Isolated Margin

Isolated Margin Portfolio

An isolated margin portfolio refers to a trading account in which the margin requirements for each position are calculated separately. This means that the margin required for one position does not impact the margin available for other positions within the portfolio.

In isolated margin trading, traders can allocate specific amounts of margin to each position they hold. This allows for more precise risk management, as traders can control the amount of leverage they use for each trade independently. It can be particularly useful for traders who want to limit their exposure to any single position or asset.

Position size adjustment

Users have the flexibility to adjust the size of open positions, similar trading features found in CEX exchanges.

Add / Reduce margin

For Isolated margin, Drake currently only allows the settlement currency asset to be utilized as margin.

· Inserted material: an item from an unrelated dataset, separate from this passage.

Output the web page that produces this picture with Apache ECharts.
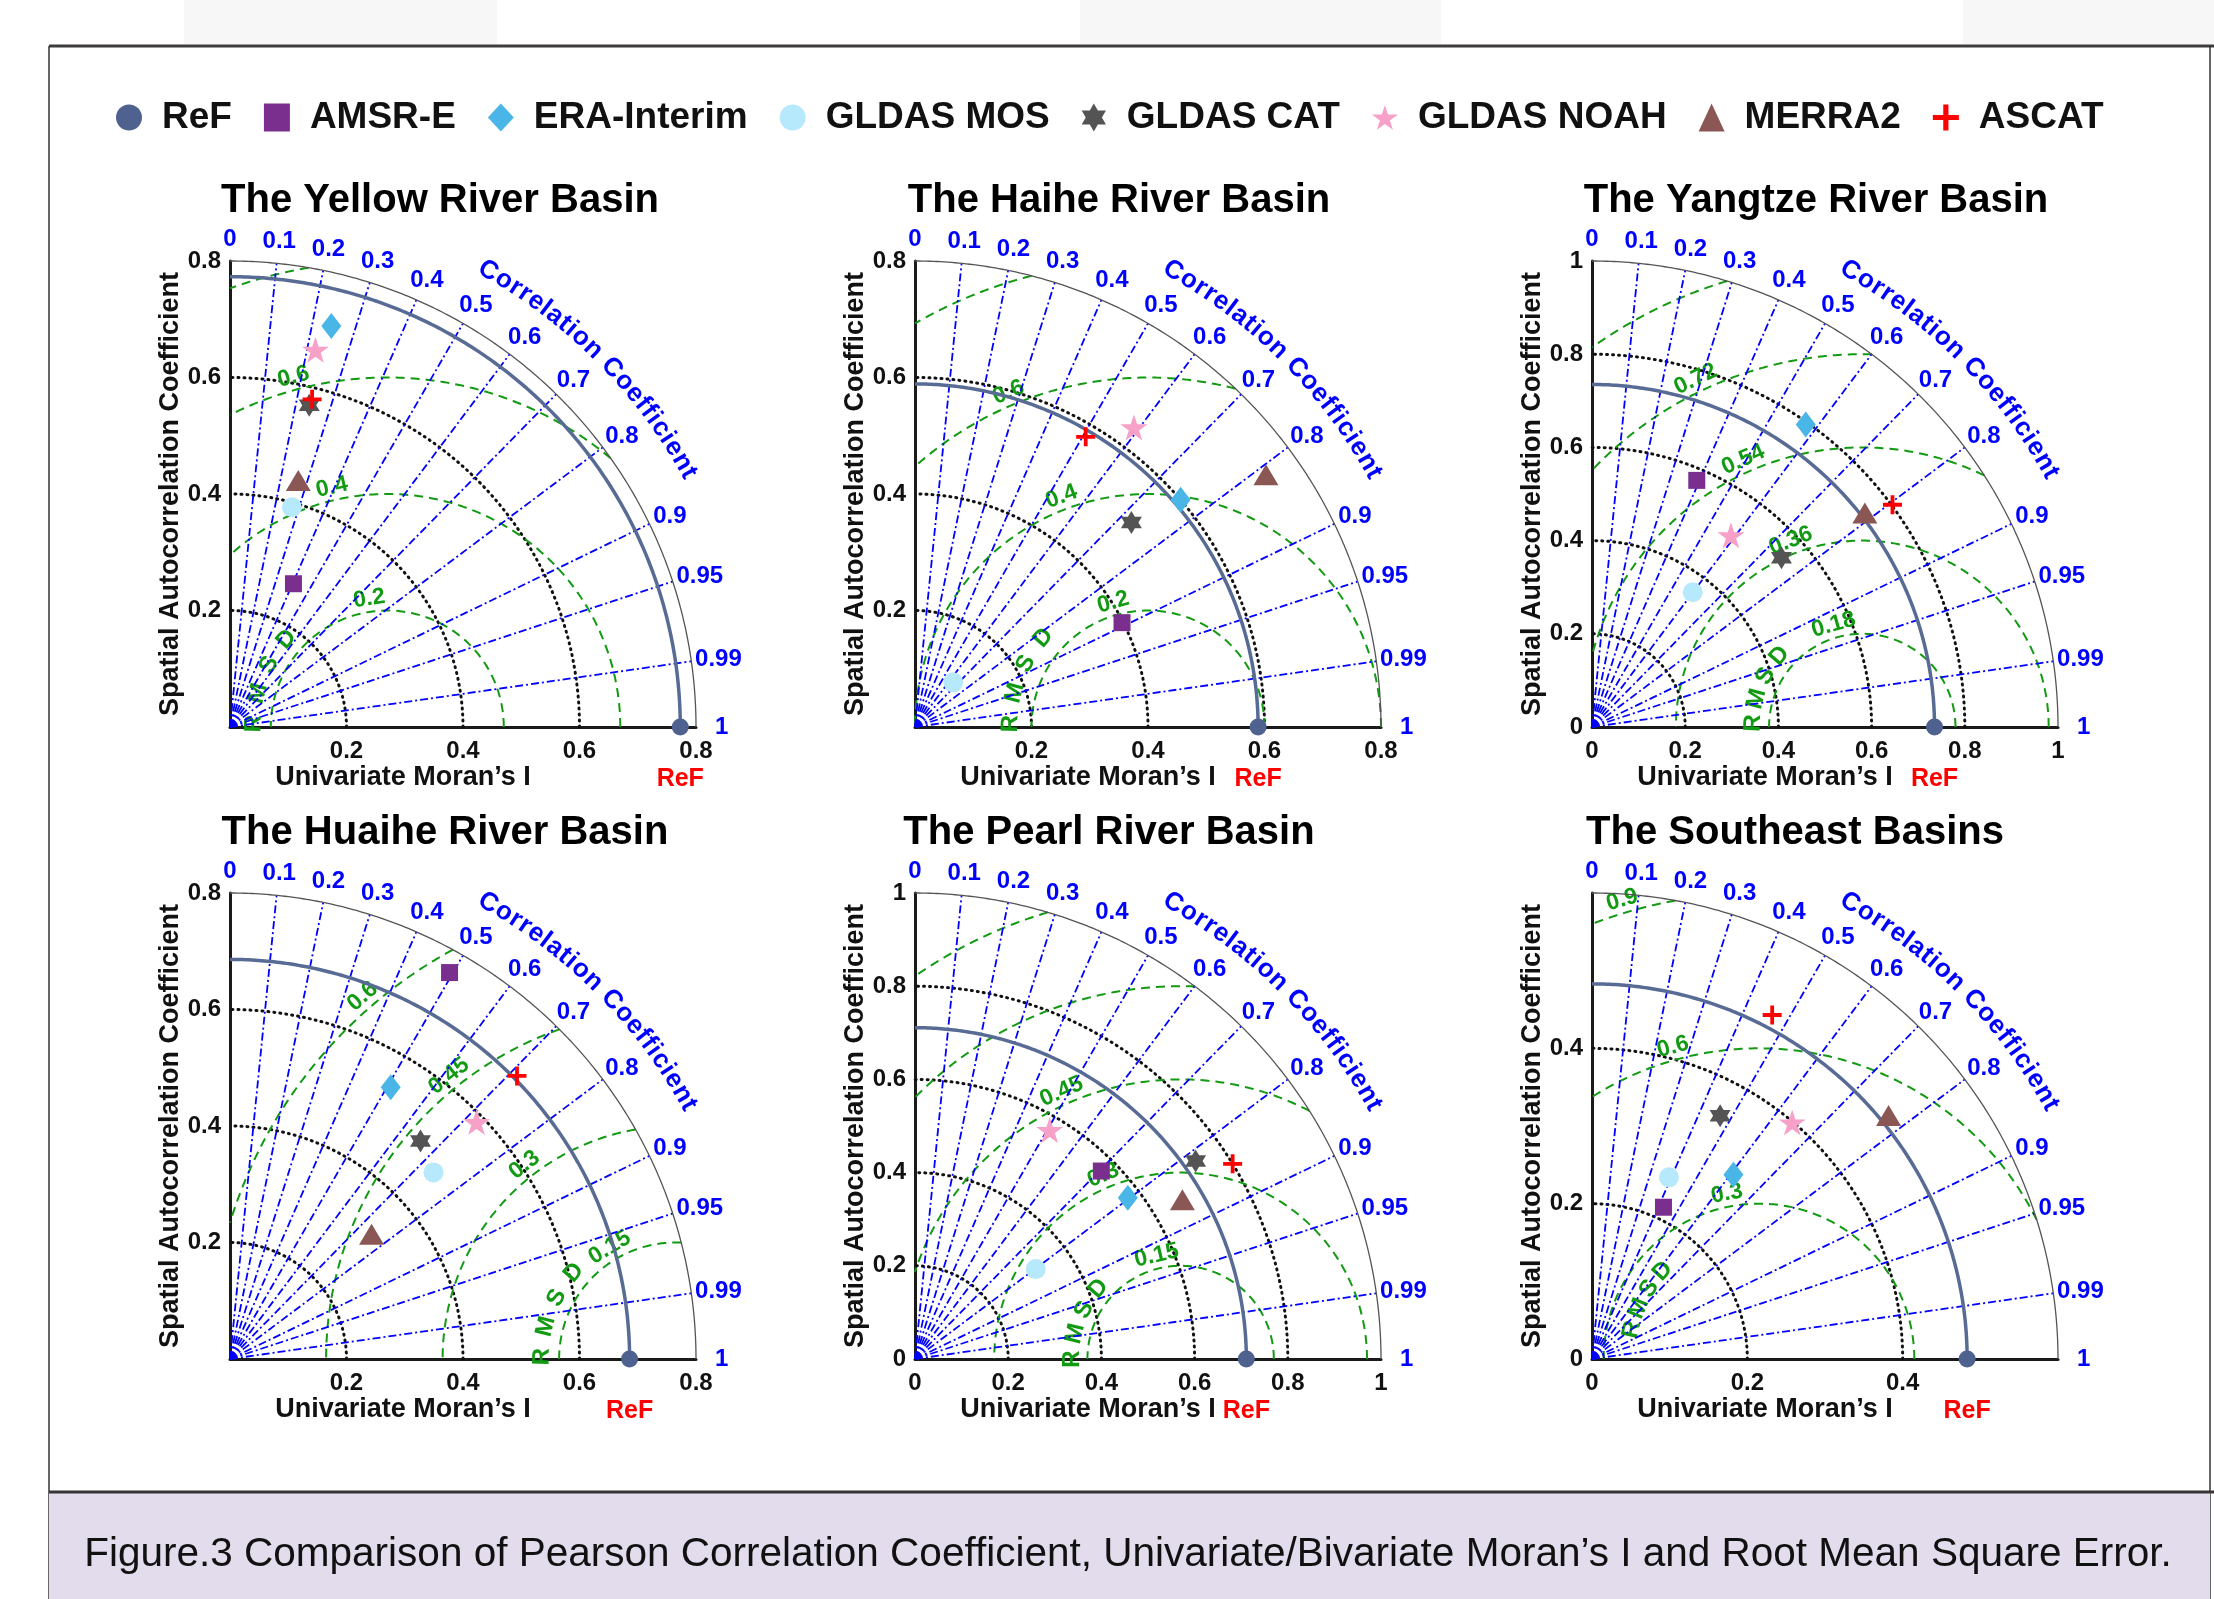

Users can allocate arbitrary additional margin on top of an open position. However, please note that there is a 1% fee charged when the user initially allocates the additional margin, as well as when the user adds or reduces the margin thereafter.

Liquidation

An isolated open position will be liquidated when its margin ratio falls at or below 110%.

open position margin ratio formula:

margin ratio = (margin + additional margin + position unrealized PnL) / (margin * maintenance margin ratio (5%))

If a position is liquidated, users can find the record in their order history labeled as "liquidation".

Isolated Margin Collateral Swap

In isolated-margin portfolios, users can swap the available balance on the portfolio. Drake currently routes swap order flow to Aerodrome AMM pool.